After the military decontamination, they had transferred him to an isolated clinic. He was toxic, after all. Infected.

Or maybe not.

They had poked and prodded, drawn pints of blood, endoscoped him, X-rayed him, done MRIs and cranial maps, dosed him with every vaccination known to mankind.

After all that, they adjudged him to be clean.

It felt strange returning to North Point. Everything was the same, but everything was different. His Scouting friends were gone. Those who’d been his friends before now kept their distance. People treated him differently. Most of them pitied him. Some, though, felt that he must have done horrible things on the island to have survived. Others crossed to the opposite side of the street when he came walking down it.

At irregular intervals, a black van would show up at his house. Men in hazmat suits would get out. More tests. More needles. They collected his blood and fluids and solids in sterile pouches. It made Max laugh to think that some scientist in a white lab coat would be picking apart his shit with tweezers, frowning and tutting as he searched for clues—well, it almost made him laugh.

MAX HAD bad dreams. Those were the only dreams he had anymore—most nights it was just blackness. He closed his eyes and bang! Black. Eight hours later, the black went away. He woke up. Those were the good nights.

On the bad nights, his dreams were still black. But the blackness was infested with sounds. Squirming. Always this squirmy-squirmy noise in the blackness. And when he woke up, Max would be drooling like a baby.

His mom kissed him good night on the forehead now. Used to be on the lips.

He tried to return to the life he’d known, but that simply didn’t exist anymore.

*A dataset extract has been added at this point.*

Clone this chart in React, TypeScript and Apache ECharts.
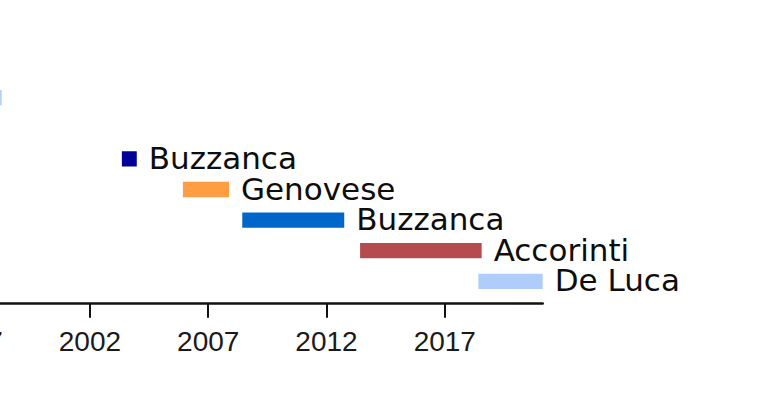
import React, { useEffect, useRef } from "react";
import * as echarts from "echarts";

// Timeline data (years)
const names = ["", "Buzzanca", "Genovese", "Buzzanca", "Accorinti", "De Luca"];
const rows = [0, 2, 3, 4, 5, 6];
const starts = [1994.0, 2003.35, 2005.93, 2008.44, 2013.42, 2018.42];
const ends = [1998.27, 2003.98, 2007.88, 2012.75, 2018.56, 2021.14];
const colors = ["#b4d0fa", "#000099", "#ff9d45", "#0066cc", "#b34b4f", "#afcdfa"];
const tickYears = [1997, 2002, 2007, 2012, 2017];

export default function App() {
  const ref = useRef<HTMLDivElement>(null);
  useEffect(() => {
    if (!ref.current) return;
    const chart = echarts.init(ref.current, null, { renderer: "svg" });
    const data = names.map((n, i) => [starts[i], ends[i], rows[i], i]);
    chart.setOption({
      animation: false,
      grid: {
        left: -30,
        right: 230.3,
        top: 0,
        bottom: 91.3,
        containLabel: false,
        outerBoundsMode: "none",
      },
      xAxis: {
        type: "value",
        min: 1996.93,
        max: 2021.14,
        splitLine: { show: false },
        axisLine: { show: true, onZero: false, lineStyle: { color: "#111", width: 2.5 } },
        axisTick: {
          show: true,
          customValues: tickYears,
          length: 14,
          lineStyle: { color: "#111", width: 2 },
        },
        axisLabel: {
          show: true,
          customValues: tickYears,
          formatter: (v: number) => String(v),
          fontFamily: "Liberation Sans",
          fontSize: 28,
          color: "#1a1a1a",
          margin: 24,
        },
      },
      yAxis: {
        type: "value",
        inverse: true,
        min: -3.193,
        max: 6.732,
        show: false,
        splitLine: { show: false },
      },
      series: [
        {
          type: "custom",
          clip: false,
          data,
          encode: { x: [0, 1], y: 2 },
          renderItem: (params: any, api: any) => {
            const i = api.value(3);
            const s = api.coord([api.value(0), api.value(2)]);
            const e = api.coord([api.value(1), api.value(2)]);
            const h = api.size([0, 0.5])[1];
            return {
              type: "group",
              children: [
                {
                  type: "rect",
                  shape: { x: s[0], y: s[1] - h / 2, width: e[0] - s[0], height: h },
                  style: { fill: colors[i] },
                },
                {
                  type: "text",
                  x: e[0] + 12,
                  y: s[1] - 1,
                  style: {
                    text: names[i],
                    fill: "#0d0d0d",
                    fontFamily: "DejaVu Sans",
                    fontSize: 31,
                    align: "left",
                    verticalAlign: "middle",
                  },
                },
              ],
            };
          },
        },
      ],
    });
    return () => chart.dispose();
  }, []);
  return (
    <div
      ref={ref}
      style={{ position: "absolute", left: 0, top: 0, width: 773, height: 395, background: "#fff" }}
    />
  );
}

He wasn’t allowed to go to school. The parents of many students didn’t feel right having Max in the same airspace with their kids. Nothing against Max personally. He was a good kid. A survivor.

But the things Max had encountered on the island were survivors, too. The parents had read the newspapers. One of Dr. Edgerton’s videotaped experiments had leaked online. Everyone knew what those things could do—objectively they did, anyhow. Everyone had seen things, clinically, but those things hadn’t touched them. Not in any tangible way. So people knew in their brains but not inside their skin, and there was a difference.